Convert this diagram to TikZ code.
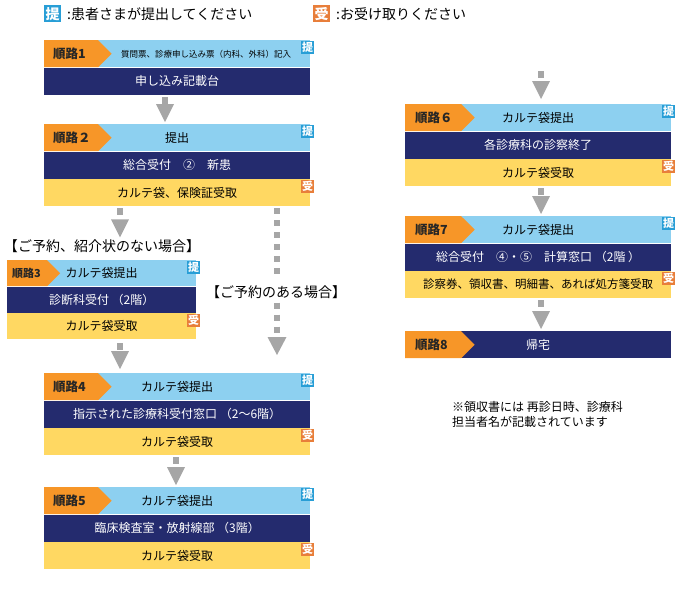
\documentclass[tikz,border=0pt]{standalone}
\usepackage{fontspec}
\newfontfamily\cjk{Noto Sans CJK JP}
\usetikzlibrary{arrows.meta,positioning,shapes.symbols}
\definecolor{skyrow}{RGB}{141,208,240}
\definecolor{navyrow}{RGB}{36,43,110}
\definecolor{yellowrow}{RGB}{255,216,98}
\definecolor{tagorange}{RGB}{247,150,40}
\definecolor{teiblue}{RGB}{40,158,214}
\definecolor{ukeorange}{RGB}{232,126,58}
\definecolor{arrgrey}{RGB}{166,166,166}

\begin{document}
\begin{tikzpicture}[x=1pt,y=-1pt,
  bar/.style={minimum width=266pt,minimum height=27pt,inner sep=0pt,font=\cjk\fontsize{12}{14}\selectfont},
  skybar/.style={bar,fill=skyrow},
  navybar/.style={bar,fill=navyrow,text=white},
  yellowbar/.style={bar,fill=yellowrow},
  steptag/.style={shape=signal,signal to=east,fill=tagorange,minimum height=27pt,inner ysep=0pt,inner xsep=9pt,text width=36pt,align=left,anchor=west,text=black!85,font=\cjk\bfseries\fontsize{12.5}{14}\selectfont},
  icon/.style={text=white,inner sep=0pt,minimum size=13pt,anchor=north east,font=\cjk\bfseries\fontsize{11}{11}\selectfont},
  tei/.style={icon,fill=teiblue},
  uke/.style={icon,fill=ukeorange},
  casetext/.style={inner sep=0pt,font=\cjk\fontsize{14}{16}\selectfont},
  flowarr/.style={draw=arrgrey,line width=6pt,dash pattern=on 7pt off 60pt,shorten <=2pt,shorten >=2pt,-{Triangle[width=18pt,length=18pt,line width=0pt]}},
  dotflow/.style={draw=arrgrey,line width=6pt,dash pattern=on 6pt off 6pt,-{Triangle[width=19pt,length=18pt,line width=0pt]}}]
\useasboundingbox (0,0) rectangle (690,590);

% key
\node[tei,anchor=north west,minimum size=17pt,font=\cjk\bfseries\fontsize{14}{14}\selectfont] (keytei) at (44,5) {提};
\node[anchor=west,inner sep=0pt,font=\cjk\fontsize{14}{16}\selectfont] (keyteitext) at (67,14) {:患者さまが提出してください};
\node[uke,anchor=north west,minimum size=17pt,font=\cjk\bfseries\fontsize{14}{14}\selectfont] (keyuke) at (313,5) {受};
\node[anchor=west,inner sep=0pt,font=\cjk\fontsize{14}{16}\selectfont] (keyuketext) at (336,14) {:お受け取りください};

% step 1
\node[skybar,anchor=north west] (h1) at (44,40) {};
\node[inner sep=0pt,font=\cjk\fontsize{8.5}{10}\selectfont] (h1text) at (206,54) {質問票、診療申し込み票（内科、外科）記入};
\node[navybar,below=0pt of h1] (m1) {申し込み記載台};
\node[steptag] (t1) at (h1.west) {順路1};
\node[tei] (p1) at ([xshift=4pt,yshift=-1pt]h1.north east) {提};

% step 2
\node[skybar,anchor=north west] (h2) at (44,124) {提出};
\node[navybar,below=0pt of h2] (m2) {総合受付　②　新患};
\node[yellowbar,below=0pt of m2] (y2) {カルテ袋、保険証受取};
\node[steptag] (t2) at (h2.west) {順路２};
\node[tei] (p2) at ([xshift=4pt,yshift=-1pt]h2.north east) {提};
\node[uke] (u2) at ([xshift=4pt,yshift=-1pt]y2.north east) {受};

% step 3
\node[casetext] (c3) at (102,246) {【ご予約、紹介状のない場合】};
\node[skybar,anchor=north west,minimum width=189pt,minimum height=26pt] (h3) at (7,260) {カルテ袋提出};
\node[navybar,minimum width=189pt,minimum height=26pt,below=0pt of h3] (m3) {診断科受付 （2階）};
\node[yellowbar,minimum width=189pt,minimum height=26pt,below=0pt of m3] (y3) {カルテ袋受取};
\node[steptag,minimum height=26pt,inner xsep=5pt,text width=30pt,font=\cjk\bfseries\fontsize{11}{12}\selectfont] (t3) at (h3.west) {順路3};
\node[tei] (p3) at ([xshift=4pt,yshift=-1pt]h3.north east) {提};
\node[uke] (u3) at ([xshift=4pt,yshift=-1pt]y3.north east) {受};

% step 4
\node[casetext] (c4) at (276,292) {【ご予約のある場合】};
\node[skybar,anchor=north west] (h4) at (44,373) {カルテ袋提出};
\node[navybar,below=0pt of h4] (m4) {指示された診療科受付窓口 （2〜6階）};
\node[yellowbar,below=0pt of m4] (y4) {カルテ袋受取};
\node[steptag] (t4) at (h4.west) {順路4};
\node[tei] (p4) at ([xshift=4pt,yshift=-1pt]h4.north east) {提};
\node[uke] (u4) at ([xshift=4pt,yshift=-1pt]y4.north east) {受};

% step 5
\node[skybar,anchor=north west] (h5) at (44,487) {カルテ袋提出};
\node[navybar,below=0pt of h5] (m5) {臨床検査室・放射線部 （3階）};
\node[yellowbar,below=0pt of m5] (y5) {カルテ袋受取};
\node[steptag] (t5) at (h5.west) {順路5};
\node[tei] (p5) at ([xshift=4pt,yshift=-1pt]h5.north east) {提};
\node[uke] (u5) at ([xshift=4pt,yshift=-1pt]y5.north east) {受};

% step 6
\node[skybar,anchor=north west] (h6) at (405,104) {カルテ袋提出};
\node[navybar,below=0pt of h6] (m6) {各診療科の診察終了};
\node[yellowbar,below=0pt of m6] (y6) {カルテ袋受取};
\node[steptag,inner xsep=10pt] (t6) at (h6.west) {順路６};
\node[tei] (p6) at ([xshift=4pt,yshift=-1pt]h6.north east) {提};
\node[uke] (u6) at ([xshift=4pt,yshift=-1pt]y6.north east) {受};

% step 7
\node[skybar,anchor=north west] (h7) at (405,216) {カルテ袋提出};
\node[navybar,below=0pt of h7] (m7) {総合受付　④・⑤　計算窓口 （2階 ）};
\node[yellowbar,below=0pt of m7,font=\cjk\fontsize{11.5}{13}\selectfont] (y7) {診察券、領収書、明細書、あれば処方箋受取};
\node[steptag,inner xsep=10pt] (t7) at (h7.west) {順路7};
\node[tei] (p7) at ([xshift=4pt,yshift=-1pt]h7.north east) {提};
\node[uke] (u7) at ([xshift=4pt,yshift=-1pt]y7.north east) {受};

% step 8
\node[navybar,anchor=north west] (m8) at (405,331) {帰宅};
\node[steptag,inner xsep=10pt] (t8) at (m8.west) {順路8};

\node[anchor=north west,align=left,inner sep=0pt,font=\cjk\fontsize{12}{15}\selectfont] (note) at (452,401) {※領収書には 再診日時、診療科\\担当者名が記載されています};

% arrows
\coordinate (s6) at (541,71);
\draw[flowarr] (m1.south -| 165,0) -- (h2.north -| 165,0);
\draw[flowarr] (y2.south -| 120,0) -- (c3.north -| 120,0);
\draw[flowarr,shorten <=4pt,shorten >=4pt] (y3.south -| 120,0) -- (h4.north -| 120,0);
\draw[flowarr] (y4.south -| 176,0) -- (h5.north -| 176,0);
\draw[dotflow,-,shorten <=2pt,shorten >=9pt] (y2.south -| 277,0) -- (c4.north -| 277,0);
\draw[dotflow,shorten <=4pt,shorten >=18pt] (c4.south -| 277,0) -- (h4.north -| 277,0);
\draw[flowarr,shorten <=0pt,shorten >=5pt] (s6) -- (h6.north -| s6);
\draw[flowarr] (y6.south -| 541,0) -- (h7.north -| 541,0);
\draw[flowarr] (y7.south -| 541,0) -- (m8.north -| 541,0);
\end{tikzpicture}
\end{document}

# [EXERCISE BRIEF]
Repeat, exactly and in full, each line from the start of the data to the line that contains "(keyuketext) at (336,14)". Pictures do not go in.

# [EXERCISE RESPONSE]
Convert this diagram to TikZ code.
\documentclass[tikz,border=0pt]{standalone}
\usepackage{fontspec}
\newfontfamily\cjk{Noto Sans CJK JP}
\usetikzlibrary{arrows.meta,positioning,shapes.symbols}
\definecolor{skyrow}{RGB}{141,208,240}
\definecolor{navyrow}{RGB}{36,43,110}
\definecolor{yellowrow}{RGB}{255,216,98}
\definecolor{tagorange}{RGB}{247,150,40}
\definecolor{teiblue}{RGB}{40,158,214}
\definecolor{ukeorange}{RGB}{232,126,58}
\definecolor{arrgrey}{RGB}{166,166,166}

\begin{document}
\begin{tikzpicture}[x=1pt,y=-1pt,
  bar/.style={minimum width=266pt,minimum height=27pt,inner sep=0pt,font=\cjk\fontsize{12}{14}\selectfont},
  skybar/.style={bar,fill=skyrow},
  navybar/.style={bar,fill=navyrow,text=white},
  yellowbar/.style={bar,fill=yellowrow},
  steptag/.style={shape=signal,signal to=east,fill=tagorange,minimum height=27pt,inner ysep=0pt,inner xsep=9pt,text width=36pt,align=left,anchor=west,text=black!85,font=\cjk\bfseries\fontsize{12.5}{14}\selectfont},
  icon/.style={text=white,inner sep=0pt,minimum size=13pt,anchor=north east,font=\cjk\bfseries\fontsize{11}{11}\selectfont},
  tei/.style={icon,fill=teiblue},
  uke/.style={icon,fill=ukeorange},
  casetext/.style={inner sep=0pt,font=\cjk\fontsize{14}{16}\selectfont},
  flowarr/.style={draw=arrgrey,line width=6pt,dash pattern=on 7pt off 60pt,shorten <=2pt,shorten >=2pt,-{Triangle[width=18pt,length=18pt,line width=0pt]}},
  dotflow/.style={draw=arrgrey,line width=6pt,dash pattern=on 6pt off 6pt,-{Triangle[width=19pt,length=18pt,line width=0pt]}}]
\useasboundingbox (0,0) rectangle (690,590);

% key
\node[tei,anchor=north west,minimum size=17pt,font=\cjk\bfseries\fontsize{14}{14}\selectfont] (keytei) at (44,5) {提};
\node[anchor=west,inner sep=0pt,font=\cjk\fontsize{14}{16}\selectfont] (keyteitext) at (67,14) {:患者さまが提出してください};
\node[uke,anchor=north west,minimum size=17pt,font=\cjk\bfseries\fontsize{14}{14}\selectfont] (keyuke) at (313,5) {受};
\node[anchor=west,inner sep=0pt,font=\cjk\fontsize{14}{16}\selectfont] (keyuketext) at (336,14) {:お受け取りください};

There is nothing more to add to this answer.